This column first ran in The Tablet in July 2017
Following on last week’s reposting, here’s yet another Juno column!
[Two years] ago, Nasa’s Juno spacecraft entered Jupiter orbit (as described in my Tablet column for July 2016). Its highly elliptical path periodically brings it close to the tops of Jupiter’s clouds, and this month one such low pass brought it right over the famous Red Spot, a hurricane-like storm some three times larger than planet Earth. The storm appears to have been raging in Jupiter’s atmosphere for at least three hundred years; Cassini first described it in 1665, though the first color depiction of it is in a painting from 1711, on display in the Vatican Museum. The internet is now full of glorious, if somewhat gaudy, images of swirls and eddies seen by the Juno camera.

In fact, the camera on the Juno spacecraft was an afterthought. Since the science team was put together to probe Jupiter with other instruments, the raw images from the camera are being provided freely to the public, where an army of amateurs armed with software packages like Photoshop have been playing with colour and contrast to bring out scientifically interesting details in the storm clouds… and make eye-candy desktop images.
Juno itself has a deeper mission: to explore the interior of our gas-giant neighbor, the largest planet in our solar system. We already knew certain parameters about this planet; it’s easy to observe even in a small telescope, and half a dozen other spacecraft have visited it. It’s made mostly of hydrogen and helium, not all that different from our Sun but ten times too small to support fusion reactions to shine as stars do.
The cloud tops are mostly ammonia and water, colored with sulfur-based compounds. It spins so fast that its equator is visibly puffed out, and its poles flattened, compared to a perfect sphere. And it has a strong magnetic field, generated by a churning, convecting electrically-conductive fluid deep in its interior. (The central pressures may not be high enough to fuse the hydrogen into helium, but they can squeeze the electrons away from protons and let them flow freely, the way that currents flow in a metal.)
But how uniform is Jupiter’s composition? How deep can you find cloud layers? How well defined is its core? One way to address these questions is to plummet a small probe into Jupiter; the Galileo mission did that back in 1995. Its results, however, didn’t match any of our expectations. Were all our theories wrong? Did the probe malfunction? Or is Jupiter just more complicated than we expected?

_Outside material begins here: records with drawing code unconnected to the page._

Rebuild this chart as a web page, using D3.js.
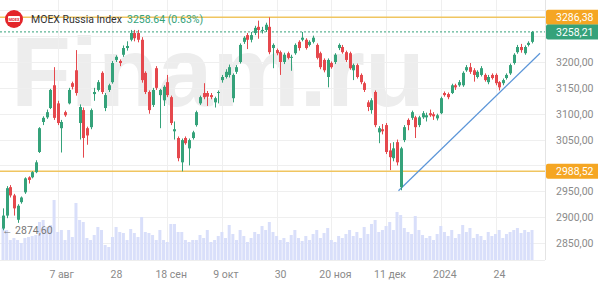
<!DOCTYPE html>
<html lang="ru">
    <head>
        <meta charset="utf-8">
        <title>MOEX Russia Index</title>
        <script src="https://d3js.org/d3.v7.min.js"></script>
        <style>
            body { margin: 0; background: #fff; }
            text { font-family: Roboto, "Noto Sans", sans-serif; }
        </style>
    </head>

    <body>
        <div id="chart"></div>

        <script>

            // daily candles, 17 Jul 2023 .. 7 Feb 2024
            var open = [
                2878,2903,2958,2942,2895,2929,2948,2977,2977,2987,
                3026,3084,3093,3111,3155,3120,3072,3103,3120,3159,
                3184,3082,3107,3072,3074,3138,3146,3179,3111,3146,
                3161,3204,3202,3214,3227,3243,3256,3256,3243,3179,
                3142,3117,3188,3136,3126,3161,3132,3066,3053,3006,
                3053,3033,3053,3078,3120,3140,3140,3136,3122,3140,
                3165,3171,3175,3130,3181,3200,3239,3252,3243,3256,
                3268,3260,3262,3268,3227,3223,3219,3200,3217,3208,
                3217,3239,3243,3243,3233,3239,3233,3217,3204,3171,
                3198,3200,3227,3229,3219,3217,3184,3194,3175,3159,
                3122,3107,3142,3064,3070,3078,3029,3014,3045,2958,
                3049,3088,3092,3093,3078,3093,3093,3101,3099,3091,
                3101,3140,3138,3140,3155,3155,3155,3184,3190,3184,
                3171,3175,3175,3161,3175,3175,3161,3159,3169,3178,
                3198,3219,3229,3217,3233,3239
            ];
            var high = [
                2917,2960,2962,2945,2925,2940,2977,2979,2989,3010,
                3074,3095,3108,3148,3190,3125,3088,3106,3150,3162,
                3223,3118,3112,3075,3110,3150,3165,3182,3140,3158,
                3202,3213,3205,3232,3240,3262,3262,3262,3248,3182,
                3145,3150,3192,3148,3155,3175,3135,3085,3056,3052,
                3056,3052,3067,3106,3135,3159,3144,3140,3133,3145,
                3175,3186,3195,3178,3194,3236,3250,3256,3258,3270,
                3280,3268,3276,3286.38,3236,3226,3222,3218,3220,3214,
                3236,3242,3258,3246,3242,3251,3236,3220,3207,3207,
                3201,3217,3236,3233,3222,3220,3197,3197,3178,3162,
                3126,3130,3145,3076,3080,3082,3043,3045,3050,3036,
                3078,3091,3106,3096,3096,3105,3102,3108,3103,3100,
                3133,3143,3141,3158,3158,3165,3182,3194,3198,3188,
                3184,3192,3178,3175,3178,3178,3163,3168,3178,3197,
                3217,3233,3235,3232,3240,3260
            ];
            var low = [
                2874.6,2898,2938,2903,2889,2926,2945,2965,2975,2985,
                3024,3078,3090,3109,3088,3078,3025,3094,3118,3147,
                3135,3050,3015,3040,3070,3125,3143,3138,3105,3142,
                3158,3200,3192,3210,3222,3240,3240,3238,3160,3138,
                3100,3113,3146,3072,3115,3132,3078,3050,3008,2988.52,
                3040,3000,3050,3075,3117,3128,3115,3128,3112,3120,
                3160,3168,3170,3122,3177,3197,3235,3225,3238,3252,
                3245,3255,3258,3215,3188,3213,3175,3196,3205,3183,
                3214,3222,3240,3224,3230,3236,3205,3186,3180,3151,
                3187,3196,3223,3216,3200,3185,3165,3168,3157,3142,
                3105,3100,3074,3043,3060,3022,2991,3008,3000,2952,
                3045,3068,3088,3053,3074,3090,3085,3094,3088,3087,
                3099,3133,3128,3138,3146,3152,3152,3181,3177,3162,
                3168,3172,3162,3157,3166,3155,3145,3155,3166,3175,
                3195,3216,3218,3214,3230,3236
            ];
            var close = [
                2903,2956,2942,2917,2922,2938,2975,2972,2987,3006,
                3072,3092,3103,3146,3092,3082,3084,3097,3146,3152,
                3140,3113,3053,3058,3107,3142,3161,3142,3136,3155,
                3198,3210,3198,3227,3231,3256,3246,3243,3165,3142,
                3107,3146,3150,3146,3152,3136,3082,3070,3014,3049,
                3043,3049,3064,3103,3132,3132,3133,3132,3130,3142,
                3171,3181,3190,3175,3190,3233,3247,3243,3252,3266,
                3262,3262,3272,3219,3233,3217,3200,3214,3208,3210,
                3233,3227,3247,3227,3239,3247,3208,3190,3184,3204,
                3190,3214,3233,3219,3204,3188,3194,3171,3161,3146,
                3113,3126,3078,3072,3066,3026,3016,3033,3006,3033,
                3074,3078,3103,3074,3093,3101,3097,3097,3095,3097,
                3130,3136,3132,3155,3151,3161,3179,3190,3181,3175,
                3181,3188,3165,3171,3169,3159,3151,3165,3175,3194,
                3214,3229,3223,3229,3237,3258.21
            ];
            // volume, bln RUB (estimated)
            var volume = [
                32,30,20,22,20,17,22,23,24,25,
                38,40,33,35,60,28,30,20,30,23,
                57,40,38,22,20,25,33,30,15,13,
                23,33,28,27,20,31,27,23,43,28,
                27,25,20,30,20,18,36,36,28,28,
                20,18,20,20,25,22,30,18,20,24,
                28,22,35,26,20,30,24,18,22,28,
                26,34,30,38,28,24,20,22,18,25,
                30,22,19,24,20,26,30,22,27,32,
                20,18,24,22,26,30,24,28,22,33,
                26,36,40,28,30,34,38,30,48,45,
                32,28,26,44,30,25,22,24,20,26,
                34,28,24,30,22,26,35,28,32,22,
                26,24,20,28,24,26,30,22,26,28,
                30,32,27,30,28,30
            ];

            var tickIdx = [15, 30, 45, 60, 75, 90, 105, 120, 135];
            var tickLabels = ["7 авг", "28", "18 сен", "9 окт", "30", "20 ноя", "11 дек", "2024", "24"];
            var priceTicks = [2850, 2900, 2950, 3000, 3050, 3100, 3150, 3200, 3250, 3300];

            var levelHigh = 3286.38;
            var levelLow = 2988.52;
            var lastPrice = 3258.21;
            var lowMark = 2874.60;
            // trend line points: [candle index, price]
            var trend = [[108.4, 2951], [147.2, 3217]];

            var width = 600, height = 287;
            var plotRight = 545, plotBottom = 260;
            var green = "#35a27a", red = "#e5484d", gold = "#f0c560", orange = "#f5a623";

            var svg = d3.select("#chart")
                        .append("svg")
                        .attr("width", width)
                        .attr("height", height);

            var x = d3.scaleLinear().domain([0, close.length - 1]).range([3, 532]);
            var y = d3.scaleLinear().domain([2850, 3200]).range([243, 62]);
            var yv = d3.scaleLinear().domain([0, 80]).range([plotBottom, plotBottom - 80]);
            var fmt = function(v){ return d3.format(".2f")(v).replace(".", ","); };

            //watermark
            svg.append("text")
                .attr("x", 11)
                .attr("y", 106)
                .style("font-family", "'Liberation Sans', Arial, sans-serif")
                .style("font-weight", "bold")
                .style("font-size", "98px")
                .attr("fill", "#ededed")
                .text("Finam.ru");

            //grid
            svg.selectAll(".hgrid")
                .data(priceTicks)
                .enter()
                .append("line")
                .attr("x1", 0).attr("x2", plotRight)
                .attr("y1", function(d){ return Math.round(y(d)) + 0.5; })
                .attr("y2", function(d){ return Math.round(y(d)) + 0.5; })
                .attr("stroke", "#efefef");

            svg.selectAll(".vgrid")
                .data(tickIdx)
                .enter()
                .append("line")
                .attr("x1", function(d){ return Math.round(x(d)) + 0.5; })
                .attr("x2", function(d){ return Math.round(x(d)) + 0.5; })
                .attr("y1", 0).attr("y2", plotBottom)
                .attr("stroke", "#efefef");

            //volume
            svg.selectAll(".vol")
                .data(volume)
                .enter()
                .append("rect")
                .attr("x", function(d, i){ return x(i) - 1.5; })
                .attr("width", 3)
                .attr("y", function(d){ return yv(d); })
                .attr("height", function(d){ return plotBottom - yv(d); })
                .attr("fill", "#d9dffa");

            //frame
            svg.append("line")
                .attr("x1", plotRight + 0.5).attr("x2", plotRight + 0.5)
                .attr("y1", 0).attr("y2", plotBottom)
                .attr("stroke", "#e4e4e4");
            svg.append("line")
                .attr("x1", 0).attr("x2", plotRight)
                .attr("y1", plotBottom + 0.5).attr("y2", plotBottom + 0.5)
                .attr("stroke", "#eeeeee");

            //levels
            [levelHigh, levelLow].forEach(function(v){
                svg.append("line")
                    .attr("x1", 0).attr("x2", plotRight)
                    .attr("y1", y(v)).attr("y2", y(v))
                    .attr("stroke", gold)
                    .attr("stroke-width", 1.5);
            });
            svg.append("line")
                .attr("x1", 0).attr("x2", plotRight)
                .attr("y1", y(lastPrice)).attr("y2", y(lastPrice))
                .attr("stroke", green)
                .attr("stroke-dasharray", "2,2");

            //trend line
            svg.append("line")
                .attr("x1", x(trend[0][0])).attr("y1", y(trend[0][1]))
                .attr("x2", x(trend[1][0])).attr("y2", y(trend[1][1]))
                .attr("stroke", "#5b95d8")
                .attr("stroke-width", 1.2);

            //candles
            var candles = svg.selectAll(".candle")
                .data(close)
                .enter()
                .append("g")
                .attr("class", "candle");

            candles.append("line")
                .attr("x1", function(d, i){ return Math.round(x(i)) + 0.5; })
                .attr("x2", function(d, i){ return Math.round(x(i)) + 0.5; })
                .attr("y1", function(d, i){ return y(high[i]); })
                .attr("y2", function(d, i){ return y(low[i]); })
                .attr("stroke", function(d, i){ return d >= open[i] ? green : red; });

            candles.append("rect")
                .attr("x", function(d, i){ return Math.round(x(i)) - 1; })
                .attr("width", 3)
                .attr("y", function(d, i){ return y(Math.max(d, open[i])); })
                .attr("height", function(d, i){ return Math.max(1, Math.abs(y(d) - y(open[i]))); })
                .attr("fill", function(d, i){ return d >= open[i] ? green : red; });

            //price axis, labels hidden where a price tag covers them
            var tagged = [levelHigh, lastPrice, levelLow];
            svg.selectAll(".ylab")
                .data(priceTicks.filter(function(t){
                    return tagged.every(function(v){ return Math.abs(y(t) - y(v)) > 11; });
                }))
                .enter()
                .append("text")
                .attr("x", 556)
                .attr("y", function(d){ return y(d) + 4; })
                .style("font-size", "10.5px")
                .attr("fill", "#8a8a8a")
                .text(fmt);

            function tag(v, color){
                svg.append("path")
                    .attr("d", "M548," + (y(v) - 7.5) + "h50v15h-50q-2,0 -2,-2v-11q0,-2 2,-2z")
                    .attr("fill", color);
                svg.append("text")
                    .attr("x", 556)
                    .attr("y", y(v) + 4)
                    .style("font-size", "10.5px")
                    .attr("fill", "#fff")
                    .text(fmt(v));
            }
            tag(levelHigh, orange);
            tag(lastPrice, green);
            tag(levelLow, orange);

            //date axis
            svg.selectAll(".xlab")
                .data(tickIdx)
                .enter()
                .append("text")
                .attr("x", function(d){ return x(d) + 4; })
                .attr("y", 278)
                .attr("text-anchor", "middle")
                .style("font-size", "10.5px")
                .attr("fill", "#8a8a8a")
                .text(function(d, i){ return tickLabels[i]; });

            //min marker
            svg.append("text")
                .attr("x", 2)
                .attr("y", y(lowMark) + 4)
                .style("font-size", "10.5px")
                .attr("fill", "#777")
                .text("\u2190 " + fmt(lowMark));

            //title
            svg.append("circle")
                .attr("cx", 14).attr("cy", 19).attr("r", 9)
                .attr("fill", "#e3262b");
            svg.append("rect")
                .attr("x", 8).attr("y", 16).attr("width", 12).attr("height", 6).attr("rx", 1)
                .attr("fill", "#fff");
            svg.append("text")
                .attr("x", 14).attr("y", 21)
                .attr("text-anchor", "middle")
                .style("font-size", "4px")
                .style("font-weight", "bold")
                .attr("fill", "#e3262b")
                .text("MOEX");
            svg.append("text")
                .attr("x", 31).attr("y", 23)
                .style("font-size", "10.5px")
                .attr("fill", "#333")
                .text("MOEX Russia Index");
            svg.append("text")
                .attr("x", 127).attr("y", 23)
                .style("font-size", "10.5px")
                .attr("fill", green)
                .text("3258.64 (0.63%)");

        </script>
    </body>
</html>
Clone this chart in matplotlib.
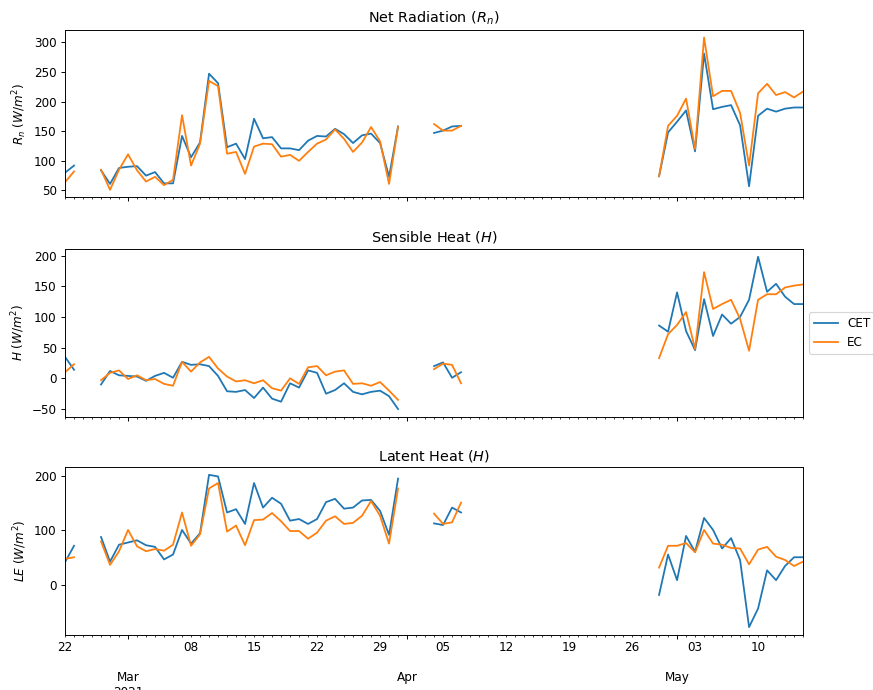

Juno was designed exactly to address those questions. Rather than using visible light, it measures radiation in microwaves, emitted from deep inside Jupiter. By orbiting close to the cloud tops, it can detect small changes, lumps and gaps, in Jupiter’s gravity and magnetic fields.
It takes a while to collect data from these instruments and make sense of them. But this month, along with the fancy Red Spot images, a first look at the actual science data from Juno was published in the journal Nature Astronomy in July 2017. The results so far? Jupiter’s core is bigger and less well defined than theories had predicted; many layers of clouds, and widely varying amounts of ammonia, lie beneath the clouds we can see; and the magnetic field is stronger and more complicated than anyone had guessed.
In other words, the results are surprising but not unexpected. I’ve never heard of a planet (or a person) that turned out to be simpler than expected.
The bigger questions of Jupiter’s formation and evolution remain to be solved. Check back next year! Meanwhile… enjoy the Red Spot images.